__Short problem__
Every entry below should be transcribed exactly; pictures stay out of the copy.

* Begin Material for this task *

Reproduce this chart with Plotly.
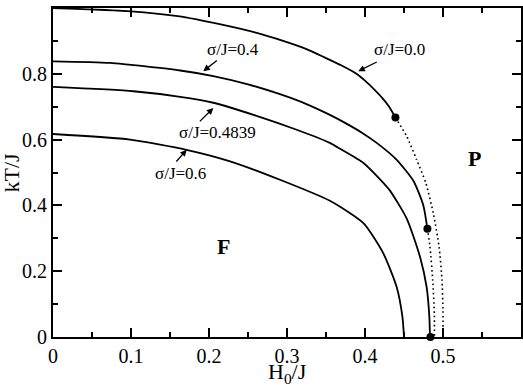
import plotly.graph_objects as go

# phase boundaries kT/J vs H0/J
h_s00 = [0.0, 0.1, 0.16, 0.215, 0.26, 0.295, 0.325, 0.348, 0.37, 0.389, 0.401, 0.412, 0.422, 0.431, 0.439]
t_s00 = [1.0, 0.99, 0.975, 0.95, 0.925, 0.9, 0.875, 0.85, 0.825, 0.8, 0.777, 0.752, 0.727, 0.7, 0.667]
h_s00_dot = [0.439, 0.4535, 0.466, 0.478, 0.4876, 0.495, 0.4987, 0.5, 0.5]
t_s00_dot = [0.667, 0.61, 0.54, 0.468, 0.376, 0.274, 0.173, 0.08, 0.0]

h_s04 = [0.0, 0.073, 0.163, 0.2055, 0.25, 0.291, 0.325, 0.355, 0.375, 0.396, 0.415, 0.44, 0.462, 0.4748, 0.48]
t_s04 = [0.838, 0.833, 0.81, 0.793, 0.768, 0.738, 0.708, 0.675, 0.65, 0.621, 0.59, 0.54, 0.475, 0.4, 0.329]
h_s04_dot = [0.48, 0.4833, 0.4868, 0.4889, 0.489]
t_s04_dot = [0.329, 0.274, 0.173, 0.071, 0.0]

h_s48 = [0.0, 0.103, 0.163, 0.2055, 0.26, 0.3124, 0.355, 0.368, 0.398, 0.419, 0.432, 0.4535, 0.4705, 0.479, 0.4825, 0.4833]
t_s48 = [0.76, 0.747, 0.73, 0.712, 0.673, 0.63, 0.59, 0.572, 0.529, 0.48, 0.445, 0.36, 0.244, 0.152, 0.061, 0.0]

h_s06 = [0.0, 0.0987, 0.171, 0.227, 0.291, 0.355, 0.398, 0.4235, 0.4406, 0.448, 0.45]
t_s06 = [0.617, 0.6, 0.569, 0.534, 0.478, 0.414, 0.346, 0.254, 0.152, 0.061, 0.0]

# tricritical / end points
h_pts = [0.439, 0.48, 0.4839]
t_pts = [0.667, 0.329, 0.0]

FONT = 'Liberation Serif'

fig = go.Figure()

for hx, ty in [(h_s00, t_s00), (h_s04, t_s04), (h_s48, t_s48), (h_s06, t_s06)]:
	fig.add_trace(go.Scatter(
		x = hx, y = ty, mode = 'lines',
		line = dict(color = 'black', width = 1.8, shape = 'spline', smoothing = 0.6),
		showlegend = False, hoverinfo = 'skip'
	))

for hx, ty in [(h_s00_dot, t_s00_dot), (h_s04_dot, t_s04_dot)]:
	fig.add_trace(go.Scatter(
		x = hx, y = ty, mode = 'lines',
		line = dict(color = 'black', width = 1.6, dash = '1.6px,3px', shape = 'spline', smoothing = 0.6),
		showlegend = False, hoverinfo = 'skip'
	))

fig.add_trace(go.Scatter(
	x = h_pts, y = t_pts, mode = 'markers',
	marker = dict(color = 'black', size = 8),
	showlegend = False, cliponaxis = False
))

# labels: (text, text x, text y, arrow tail x, tail y, head x, head y)
labels = [
	('σ/J=0.0', 0.4436, 0.874, 0.417, 0.838, 0.3914, 0.808),
	('σ/J=0.4', 0.2308, 0.874, 0.212, 0.844, 0.1927, 0.808),
	('σ/J=0.4839', 0.2109, 0.6226, 0.1863, 0.651, 0.2055, 0.696),
	('σ/J=0.6', 0.164, 0.498, 0.1564, 0.529, 0.1714, 0.569),
]
for txt, tx, ty, ax, ay, hx, hy in labels:
	fig.add_annotation(x = tx, y = ty, text = txt, showarrow = False,
		font = dict(family = FONT, size = 17, color = 'black'))
	fig.add_annotation(x = hx, y = hy, ax = ax, ay = ay, axref = 'x', ayref = 'y',
		text = '', showarrow = True, arrowhead = 2, arrowsize = 1, arrowwidth = 1.3,
		arrowcolor = 'black')

fig.add_annotation(x = 0.541, y = 0.542, text = '<b>P</b>', showarrow = False,
	font = dict(family = FONT, size = 22, color = 'black'))
fig.add_annotation(x = 0.218, y = 0.275, text = '<b>F</b>', showarrow = False,
	font = dict(family = FONT, size = 22, color = 'black'))

# axis titles
fig.add_annotation(xref = 'paper', yref = 'paper', x = 0.5, y = 0, yshift = -20,
	yanchor = 'top', text = 'H<sub>0</sub>/J', showarrow = False,
	font = dict(family = FONT, size = 22, color = 'black'))
fig.add_annotation(xref = 'paper', yref = 'paper', x = 0, y = 0.5, xshift = -42,
	xanchor = 'center', textangle = -90, text = 'kT/J', showarrow = False,
	font = dict(family = FONT, size = 22, color = 'black'))

axis_common = dict(
	showgrid = False, zeroline = False, automargin = False,
	showline = True, linecolor = 'black', linewidth = 1.8, mirror = 'allticks',
	ticks = 'inside', ticklen = 9, tickwidth = 1.5, tickcolor = 'black',
	tickfont = dict(family = FONT, size = 20, color = 'black'),
)

fig.update_layout(
	width = 523, height = 388,
	margin = dict(l = 53, r = 2, t = 8, b = 51),
	paper_bgcolor = 'white', plot_bgcolor = 'white',
	font = dict(family = FONT, color = 'black'),
	xaxis = dict(
		range = [0, 0.6],
		tickvals = [0, 0.1, 0.2, 0.3, 0.4, 0.5],
		ticktext = ['0', '0.1', '0.2', '0.3', '0.4', '0.5'],
		minor = dict(dtick = 0.05, ticks = 'inside', ticklen = 5, tickwidth = 1.5, tickcolor = 'black'),
		**axis_common
	),
	yaxis = dict(
		range = [0, 1],
		tickvals = [0, 0.2, 0.4, 0.6, 0.8, 1],
		ticktext = ['0', '0.2', '0.4', '0.6', '0.8', '1'],
		minor = dict(dtick = 0.1, ticks = 'inside', ticklen = 5, tickwidth = 1.5, tickcolor = 'black'),
		**axis_common
	),
)

fig.write_html("out.html", config = {'displayModeBar': False},
	post_script = "document.body.style.margin='0px';")
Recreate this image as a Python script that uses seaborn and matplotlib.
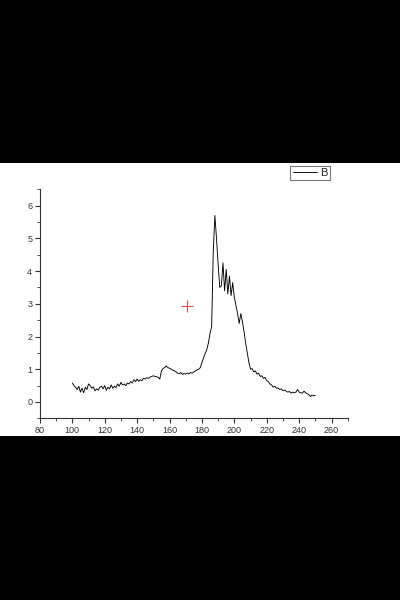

* End Material for this task *

__The solution__
Reproduce this chart with Plotly.
import plotly.graph_objects as go

# phase boundaries kT/J vs H0/J
h_s00 = [0.0, 0.1, 0.16, 0.215, 0.26, 0.295, 0.325, 0.348, 0.37, 0.389, 0.401, 0.412, 0.422, 0.431, 0.439]
t_s00 = [1.0, 0.99, 0.975, 0.95, 0.925, 0.9, 0.875, 0.85, 0.825, 0.8, 0.777, 0.752, 0.727, 0.7, 0.667]
h_s00_dot = [0.439, 0.4535, 0.466, 0.478, 0.4876, 0.495, 0.4987, 0.5, 0.5]
t_s00_dot = [0.667, 0.61, 0.54, 0.468, 0.376, 0.274, 0.173, 0.08, 0.0]

h_s04 = [0.0, 0.073, 0.163, 0.2055, 0.25, 0.291, 0.325, 0.355, 0.375, 0.396, 0.415, 0.44, 0.462, 0.4748, 0.48]
t_s04 = [0.838, 0.833, 0.81, 0.793, 0.768, 0.738, 0.708, 0.675, 0.65, 0.621, 0.59, 0.54, 0.475, 0.4, 0.329]
h_s04_dot = [0.48, 0.4833, 0.4868, 0.4889, 0.489]
t_s04_dot = [0.329, 0.274, 0.173, 0.071, 0.0]

h_s48 = [0.0, 0.103, 0.163, 0.2055, 0.26, 0.3124, 0.355, 0.368, 0.398, 0.419, 0.432, 0.4535, 0.4705, 0.479, 0.4825, 0.4833]
t_s48 = [0.76, 0.747, 0.73, 0.712, 0.673, 0.63, 0.59, 0.572, 0.529, 0.48, 0.445, 0.36, 0.244, 0.152, 0.061, 0.0]

h_s06 = [0.0, 0.0987, 0.171, 0.227, 0.291, 0.355, 0.398, 0.4235, 0.4406, 0.448, 0.45]
t_s06 = [0.617, 0.6, 0.569, 0.534, 0.478, 0.414, 0.346, 0.254, 0.152, 0.061, 0.0]

# tricritical / end points
h_pts = [0.439, 0.48, 0.4839]
t_pts = [0.667, 0.329, 0.0]

FONT = 'Liberation Serif'

fig = go.Figure()

for hx, ty in [(h_s00, t_s00), (h_s04, t_s04), (h_s48, t_s48), (h_s06, t_s06)]:
	fig.add_trace(go.Scatter(
		x = hx, y = ty, mode = 'lines',
		line = dict(color = 'black', width = 1.8, shape = 'spline', smoothing = 0.6),
		showlegend = False, hoverinfo = 'skip'
	))

for hx, ty in [(h_s00_dot, t_s00_dot), (h_s04_dot, t_s04_dot)]:
	fig.add_trace(go.Scatter(
		x = hx, y = ty, mode = 'lines',
		line = dict(color = 'black', width = 1.6, dash = '1.6px,3px', shape = 'spline', smoothing = 0.6),
		showlegend = False, hoverinfo = 'skip'
	))

fig.add_trace(go.Scatter(
	x = h_pts, y = t_pts, mode = 'markers',
	marker = dict(color = 'black', size = 8),
	showlegend = False, cliponaxis = False
))

# labels: (text, text x, text y, arrow tail x, tail y, head x, head y)
labels = [
	('σ/J=0.0', 0.4436, 0.874, 0.417, 0.838, 0.3914, 0.808),
	('σ/J=0.4', 0.2308, 0.874, 0.212, 0.844, 0.1927, 0.808),
	('σ/J=0.4839', 0.2109, 0.6226, 0.1863, 0.651, 0.2055, 0.696),
	('σ/J=0.6', 0.164, 0.498, 0.1564, 0.529, 0.1714, 0.569),
]
for txt, tx, ty, ax, ay, hx, hy in labels:
	fig.add_annotation(x = tx, y = ty, text = txt, showarrow = False,
		font = dict(family = FONT, size = 17, color = 'black'))
	fig.add_annotation(x = hx, y = hy, ax = ax, ay = ay, axref = 'x', ayref = 'y',
		text = '', showarrow = True, arrowhead = 2, arrowsize = 1, arrowwidth = 1.3,
		arrowcolor = 'black')

fig.add_annotation(x = 0.541, y = 0.542, text = '<b>P</b>', showarrow = False,
	font = dict(family = FONT, size = 22, color = 'black'))
fig.add_annotation(x = 0.218, y = 0.275, text = '<b>F</b>', showarrow = False,
	font = dict(family = FONT, size = 22, color = 'black'))

# axis titles
fig.add_annotation(xref = 'paper', yref = 'paper', x = 0.5, y = 0, yshift = -20,
	yanchor = 'top', text = 'H<sub>0</sub>/J', showarrow = False,
	font = dict(family = FONT, size = 22, color = 'black'))
fig.add_annotation(xref = 'paper', yref = 'paper', x = 0, y = 0.5, xshift = -42,
	xanchor = 'center', textangle = -90, text = 'kT/J', showarrow = False,
	font = dict(family = FONT, size = 22, color = 'black'))

axis_common = dict(
	showgrid = False, zeroline = False, automargin = False,
	showline = True, linecolor = 'black', linewidth = 1.8, mirror = 'allticks',
	ticks = 'inside', ticklen = 9, tickwidth = 1.5, tickcolor = 'black',
	tickfont = dict(family = FONT, size = 20, color = 'black'),
)

fig.update_layout(
	width = 523, height = 388,
	margin = dict(l = 53, r = 2, t = 8, b = 51),
	paper_bgcolor = 'white', plot_bgcolor = 'white',
	font = dict(family = FONT, color = 'black'),
	xaxis = dict(
		range = [0, 0.6],
		tickvals = [0, 0.1, 0.2, 0.3, 0.4, 0.5],
		ticktext = ['0', '0.1', '0.2', '0.3', '0.4', '0.5'],
		minor = dict(dtick = 0.05, ticks = 'inside', ticklen = 5, tickwidth = 1.5, tickcolor = 'black'),
		**axis_common
	),
	yaxis = dict(
		range = [0, 1],
		tickvals = [0, 0.2, 0.4, 0.6, 0.8, 1],
		ticktext = ['0', '0.2', '0.4', '0.6', '0.8', '1'],
		minor = dict(dtick = 0.1, ticks = 'inside', ticklen = 5, tickwidth = 1.5, tickcolor = 'black'),
		**axis_common
	),
)

fig.write_html("out.html", config = {'displayModeBar': False},
	post_script = "document.body.style.margin='0px';")
Recreate this image as a Python script that uses seaborn and matplotlib.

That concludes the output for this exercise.